Besides the Frank Ruggio dreams, I have had an inordinate number of dreams where I am in Oswego, my home town, a place I left almost fifty years ago and have unfortunately been back relatively few times since, outside of my dreams.

Not all my dreams are negative, only most of them.  In a recent one, I told a friend that a movie I wrote won an Academy Award, as if I were Dalton Trumbo with Spartacus (see last week's post).

Near the end of the 1941 film, The Maltese Falcon, the actor, Ward Bond, asks, "What is that?" referring to a statuette of a bird.  Humphrey Bogart responds, "The stuff that dreams are made of."  Really? 

Near the end of the 1971 film, Big Jake, the actor, Richard Boone, asks the same question referring to a trunk full of a ransom for the grandson of a rich man who had been kidnapped.  I couldn't believe that John Wayne's reply was an exact copy of Bogart's.  Is nothing sacred?
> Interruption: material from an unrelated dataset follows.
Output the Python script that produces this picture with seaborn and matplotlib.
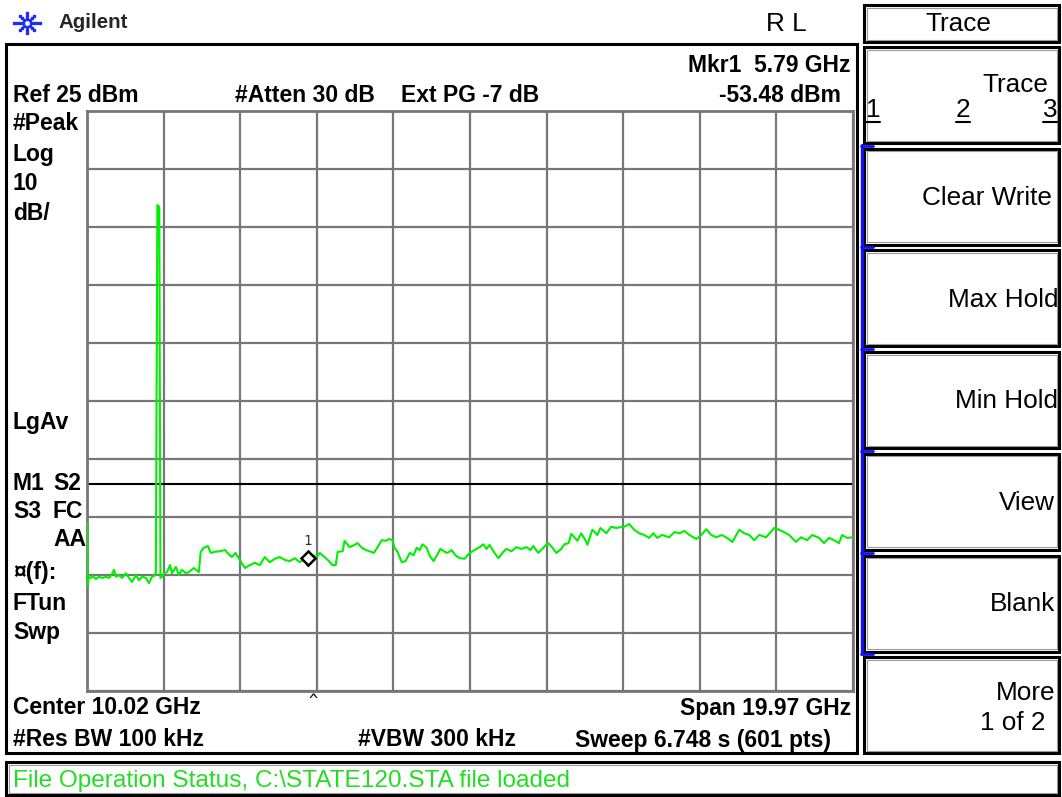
import numpy as np
import pandas as pd
import matplotlib
matplotlib.use("Agg")
import matplotlib.pyplot as plt
import matplotlib.transforms as mtransforms
from matplotlib.patches import Rectangle
from matplotlib.lines import Line2D
import seaborn as sns

freq_ghz = [0.04, 0.05, 0.09, 0.14, 0.19, 0.27, 0.35, 0.43, 0.53, 0.61, 0.69, 0.74, 0.79, 0.87, 0.95,
            1.05, 1.13, 1.21, 1.31, 1.39, 1.47, 1.57, 1.65, 1.73, 1.83, 1.87, 1.92, 1.95, 1.99,
            2.04, 2.12, 2.20, 2.25, 2.35, 2.43, 2.51, 2.61, 2.69, 2.82, 2.95, 3.00, 3.08, 3.19,
            3.26, 3.37, 3.50, 3.63, 3.73, 3.81, 3.91, 4.02, 4.15, 4.28, 4.41, 4.54, 4.67, 4.80,
            4.93, 5.06, 5.19, 5.32, 5.45, 5.58, 5.71, 5.79, 5.92, 6.02, 6.10, 6.23, 6.34, 6.44,
            6.52, 6.57, 6.70, 6.75, 6.88, 7.01, 7.09, 7.20, 7.30, 7.40, 7.51, 7.61, 7.72, 7.82,
            7.92, 8.00, 8.05, 8.13, 8.24, 8.34, 8.45, 8.55, 8.63, 8.71, 8.78, 8.89, 8.97, 9.07,
            9.15, 9.25, 9.36, 9.43, 9.54, 9.64, 9.75, 9.88, 10.01, 10.14, 10.27, 10.37, 10.45,
            10.53, 10.66, 10.76, 10.89, 10.97, 11.10, 11.23, 11.36, 11.49, 11.60, 11.67, 11.80,
            11.93, 12.06, 12.17, 12.27, 12.40, 12.48, 12.59, 12.66, 12.74, 12.82, 12.92, 13.03,
            13.08, 13.21, 13.34, 13.42, 13.57, 13.70, 13.84, 13.97, 14.07, 14.17, 14.30, 14.43,
            14.56, 14.69, 14.80, 14.90, 15.03, 15.21, 15.35, 15.48, 15.61, 15.74, 15.92, 16.05,
            16.18, 16.31, 16.44, 16.59, 16.72, 16.86, 17.04, 17.17, 17.30, 17.43, 17.56, 17.74,
            17.95, 18.08, 18.21, 18.34, 18.52, 18.65, 18.81, 18.94, 19.12, 19.25, 19.38, 19.51,
            19.64, 19.72, 19.85, 20.00]
level_dbm = [-46.0, -56.9, -55.3, -55.5, -55.2, -55.7, -55.3, -55.5, -55.3, -55.5, -54.8, -54.1, -55.3, -55.0, -55.5,
             -54.7, -55.5, -56.2, -55.0, -55.9, -55.3, -55.5, -56.4, -55.3, -55.0, 8.8, 8.4, -55.5, -55.3,
             -54.7, -54.5, -53.3, -54.7, -53.6, -55.0, -54.1, -54.7, -54.5, -53.8, -54.5, -51.0, -50.3, -50.0,
             -51.2, -51.0, -50.9, -50.7, -51.4, -51.9, -51.2, -52.4, -53.8, -53.3, -52.9, -53.3, -51.9, -52.8,
             -52.2, -51.9, -52.4, -52.6, -52.1, -52.8, -52.2, -53.48, -51.6, -51.9, -51.2, -51.9, -52.6, -53.3,
             -53.3, -51.0, -50.9, -49.1, -50.2, -49.8, -49.5, -50.3, -50.7, -50.9, -51.2, -50.2, -49.0, -49.1,
             -48.8, -49.0, -50.3, -51.0, -52.8, -52.6, -51.2, -51.6, -50.3, -50.7, -49.7, -50.3, -51.7, -52.6,
             -51.7, -50.5, -51.0, -51.2, -50.7, -51.6, -52.1, -52.2, -51.2, -50.7, -50.2, -49.7, -50.5,
             -49.8, -51.2, -52.1, -51.0, -50.5, -50.9, -50.2, -50.5, -50.2, -50.7, -50.0, -51.2,
             -50.3, -49.5, -50.3, -51.2, -50.5, -49.7, -49.5, -47.9, -48.5, -49.1, -47.8, -49.0,
             -49.8, -47.2, -48.1, -46.9, -47.8, -46.7, -46.9, -46.7, -46.6, -46.2, -47.2, -47.8,
             -48.1, -48.6, -47.8, -48.6, -48.1, -48.5, -47.6, -47.8, -47.4, -48.1, -48.8, -48.1,
             -47.1, -48.1, -48.5, -48.1, -48.6, -49.3, -47.2, -47.8, -48.1, -49.0, -48.1, -48.5,
             -46.9, -47.2, -47.6, -48.1, -49.3, -48.5, -49.0, -48.1, -48.6, -49.5, -48.6, -49.0,
             -49.5, -48.1, -48.6, -48.5]

marker_freq_ghz = 5.79
marker_level_dbm = -53.48
ref_level_dbm = 25
db_per_div = 10
n_div = 10
center_ghz = 10.02
span_ghz = 19.97
display_line_dbm = -39.3

left_labels = ["#Peak", "Log", "10", "dB/", "LgAv", "¤(f):", "FTun", "Swp"]
softkeys = ["Trace", "Clear Write", "Max Hold", "Min Hold", "View", "Blank", "More"]

# ---------------- figure ----------------
sns.set_style("white")
plt.rcParams['font.family'] = ['Liberation Sans', 'DejaVu Sans']

W, H = 1062, 797
fig = plt.figure(figsize=(W / 100, H / 100), dpi=100)
fig.patch.set_facecolor("white")


def fx(x):
    return x / W


def fy(y):
    return 1 - y / H


GL, GR, GT, GB = 87, 853, 111, 691
ax = fig.add_axes([fx(GL), fy(GB), (GR - GL) / W, (GB - GT) / H])

start = center_ghz - span_ghz / 2
stop = center_ghz + span_ghz / 2
bottom = ref_level_dbm - n_div * db_per_div

df = pd.DataFrame({"freq": freq_ghz, "level": level_dbm})
sns.lineplot(data=df, x="freq", y="level", ax=ax, color="#00f000", lw=1.5,
             estimator=None, sort=False, zorder=3)

ax.set_xlim(start, stop)
ax.set_ylim(bottom, ref_level_dbm)
ax.set_xticks(np.linspace(start, stop, n_div + 1))
ax.set_yticks(np.linspace(bottom, ref_level_dbm, n_div + 1))
ax.grid(True, color="#777777", lw=1.6)
ax.set_axisbelow(True)
ax.tick_params(length=0, labelbottom=False, labelleft=False)
ax.set_xlabel("")
ax.set_ylabel("")
for s in ax.spines.values():
    s.set_color("#777777")
    s.set_linewidth(2)
ax.axhline(display_line_dbm, color="black", lw=1.5, zorder=2)

# marker (diamond sitting on the marker point)
trans = mtransforms.offset_copy(ax.transData, fig=fig, x=0, y=8, units="dots")
ax.plot([marker_freq_ghz], [marker_level_dbm], marker="D", ms=6.8, mfc="white",
        mec="black", mew=1.8, transform=trans, zorder=5, ls="none")
ax.annotate("1", xy=(marker_freq_ghz, marker_level_dbm), xytext=(0, 25),
            textcoords="offset pixels", ha="center", va="center", fontsize=10,
            family="DejaVu Sans Mono", color="#333333", zorder=6)
ax.annotate("^", xy=(marker_freq_ghz, 0), xycoords=("data", "axes fraction"),
            xytext=(5, -9), textcoords="offset pixels", ha="center", va="center",
            fontsize=11, family="DejaVu Sans Mono", color="black", annotation_clip=False)

# ---------------- frames ----------------
def box(x0, y0, x1, y1, lw=2.2, inner=True):
    fig.add_artist(Rectangle((fx(x0), fy(y1)), (x1 - x0) / W, (y1 - y0) / H,
                             transform=fig.transFigure, fill=False, ec="black", lw=lw))
    if inner:
        fig.add_artist(Rectangle((fx(x0 + 2.5), fy(y1 - 2.5)), (x1 - x0 - 5) / W, (y1 - y0 - 5) / H,
                                 transform=fig.transFigure, fill=False, ec="#9a9a9a", lw=0.8))


box(6, 44, 857, 753, lw=2.2, inner=False)
box(864, 5, 1059, 42)
box(6, 762, 1059, 795)
for i in range(7):
    top = 47 + i * 101.7
    box(864, top, 1059, top + 96)

# blue bracket
blue = "#1010ff"
fig.add_artist(Line2D([fx(862), fx(862)], [fy(145), fy(654)], color=blue, lw=2.4,
                      transform=fig.transFigure))
for yb in [145.5, 247, 349, 451, 553, 654]:
    fig.add_artist(Line2D([fx(861), fx(873)], [fy(yb), fy(yb)], color=blue, lw=2.0,
                          transform=fig.transFigure))

# Agilent logo (dotted starburst made of small dots)
cx, cy = 27, 23
dots_x, dots_y = [], []
for ang in range(0, 360, 45):
    a = np.deg2rad(ang)
    radii = [4, 7, 10, 13] if ang % 180 == 0 else ([4, 7, 10] if ang % 90 == 0 else [4, 7, 9.5])
    for r in radii:
        dots_x.append(fx(cx + r * np.cos(a)))
        dots_y.append(fy(cy - r * np.sin(a)))
fig.add_artist(Line2D(dots_x, dots_y, ls="none", marker="s", ms=1.7, mfc="#1a2bff",
                      mec="#1a2bff", transform=fig.transFigure))

# ---------------- texts ----------------
BOLD = dict(fontsize=16.5, fontweight="bold", color="black", va="center")
REG = dict(fontsize=18.8, color="black", va="center")


def t(x, y, s, **kw):
    fig.text(fx(x), fy(y), s, **kw)


t(58, 22, "Agilent", fontsize=14.8, fontweight="bold", va="center")
t(786, 24, "R L", ha="center", **REG)
t(958, 24, "Trace", ha="center", **REG)

t(851, 65, "Mkr1  5.79 GHz", ha="right", **BOLD)
t(13, 96, "Ref 25 dBm", ha="left", **BOLD)
t(235, 96, "#Atten 30 dB", ha="left", **BOLD)
t(401, 96, "Ext PG -7 dB", ha="left", **BOLD)
t(841, 96, "-53.48 dBm", ha="right", **BOLD)

for s, y in zip(left_labels, [124, 154, 184, 213, 423, 572, 603, 632]):
    t(13, y, s, ha="left", **BOLD)
t(13, 483, "M1", ha="left", **BOLD)
t(53, 483, "S2", ha="left", **BOLD)
t(13, 511, "S3", ha="left", **BOLD)
t(53, 511, "FC", ha="left", **BOLD)
t(53, 540, "AA", ha="left", **BOLD)

t(13, 708, "Center 10.02 GHz", ha="left", **BOLD)
t(851, 708, "Span 19.97 GHz", ha="right", **BOLD)
t(13, 740, "#Res BW 100 kHz", ha="left", **BOLD)
t(358, 740, "#VBW 300 kHz", ha="left", **BOLD)
t(831, 740, "Sweep 6.748 s (601 pts)", ha="right", **BOLD)

t(13, 781, "File Operation Status, C:\\STATE120.STA file loaded", ha="left",
  fontsize=17.6, color="#22dd22", va="center")

# softkeys
key_y = [85, 198, 300, 401, 503, 604, 693]
key_x = [1048, 1052, 1058, 1058, 1055, 1055, 1055]
for s, x, y in zip(softkeys, key_x, key_y):
    t(x, y, s, ha="right", **REG)
t(1045, 723, "1 of 2", ha="right", **REG)
for s, x in zip(["1", "2", "3"], [873, 963, 1050]):
    t(x, 110, s, ha="center", **REG)
    fig.add_artist(Line2D([fx(x - 7), fx(x + 7)], [fy(122), fy(122)], color="black", lw=1.5,
                          transform=fig.transFigure))

fig.savefig("out.png", dpi=100, facecolor="white")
I never have dreams where I receive a valuable work of art or millions of dollars.  There seems to be a divide between my experiences with bad dreams and a cultural belief that people dream of something wonderful.  For example, "My dream is to have a million dollars."  Perhaps the word "wish," as in "I wish I had a million dollars" would be preferable to the word "dream."  That would make more sense.  It's the stuff that wishes are made of. 

But, why do I have such terrible dreams while I am sleeping?   Sigmund Freud "believed dreams are a window into our subconscious.  He believed they reveal a person's unconscious desires, thoughts, motivations.  Freud thought dreams were a way for people to satisfy urges and desires that were unacceptable to society." 

However, there are a lot of various theories about dreams that are still being researched.  One such is that our mind is simply trying to entertain us while we sleep.  I wish mine would stop trying.